On la repère à un détail : cette lumière suspendue dans l’air du soir. Un trait rose, net, accroché au-dessus d’une entrée qu’on pourrait manquer si on ne regardait pas vraiment. Et c’est tant mieux. Frivole n’est pas pour tout le monde.
Glissé dans un angle du Triangle d’Or, au sein de La Maison Champs-Élysées, le nouveau restaurant n’aime pas les formules convenues.
Derrière, un monde pensé par Fabien Chalard et Julien Geliot, des hommes qui connaissent l’élégance, mais préfèrent quand elle se déhanche un peu. Ils ont dessiné un lieu de contrastes : matière et lumière, silence et éclat.
Les murs dialoguent entre velours dense et surfaces tendues. Les couleurs n’ont rien de criard, elles enveloppent. Au mur, des corsets : pièces baroques à peine ironiques, comme des clins d’œil envoyés à celles et ceux qui n’ont pas peur du second degré.

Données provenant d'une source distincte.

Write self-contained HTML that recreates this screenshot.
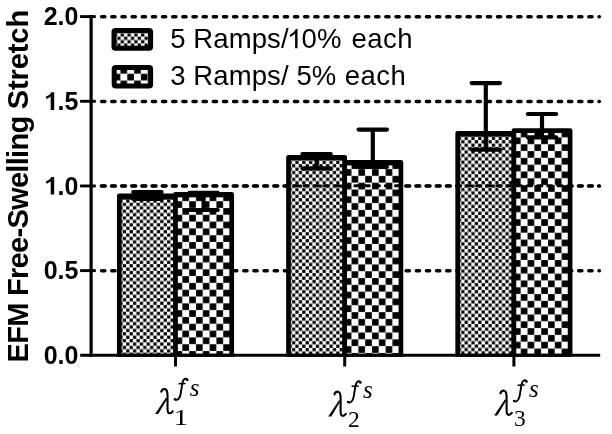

Le jour, le soleil s’installe dans les plis de la terrasse. Large. Franche. Sans mise en scène. On s’y pose. L’air y circule comme un dimanche sans pendule. Le soir, autre tempo. Les textures prennent le pouvoir : celles des cocktails, denses, parfois moirés, parfois brûlants, jamais simples. On ne boit pas, on explore. Le verre n’est pas un objet, mais un moment de plaisir.
Chaque création est une alliance précise d’arômes inattendus, un jeu entre l’acide, le sucré, le fumé, la douceur ou l’amertume. Les mixologues, véritables alchimistes très souriants, défient la nuit parisienne avec une signature assez unique.
La cuisine française, oui, mais plutôt comme une main experte qui aurait pris le droit de la bousculer, sans jamais l’abîmer. Rien n’est figé.
La carte fait la part belle aux produits nobles, choisis avec rigueur, mis en avant selon les saisons. Chaque jour, elle évolue entre cuisson lente qui laisse le produit s’exprimer et saisie rapide qui frappe juste. Viandes et poissons sont préparés avec ce souci du geste précis, pour que le partage autour de la table reste simple, mais savoureux. Les desserts, eux, jouent la partition du final inattendu. Ils sont là pour faire réagir.
On peut venir à deux, seul ou en bande : le lieu s’adapte.
Et à partir de septembre, ceux qui aiment disparaître sans s’isoler trouveront un refuge dans le Salon Louis XIII : un espace à l’abri, confidentiel, réservé. Pas caché. Discret. C’est différent.
Cognacs rares, cigares choisis sont prévus. La lumière y sera plus basse. L’écoute plus fine. On parlera moins. Mieux.
Frivole n’est pas conçu.e pour plaire à tout le monde. Mais quand ça plaît, c’est indécent comme ça marche bien.
FRIVOLE, 8 rue Jean Goujon, Paris 8.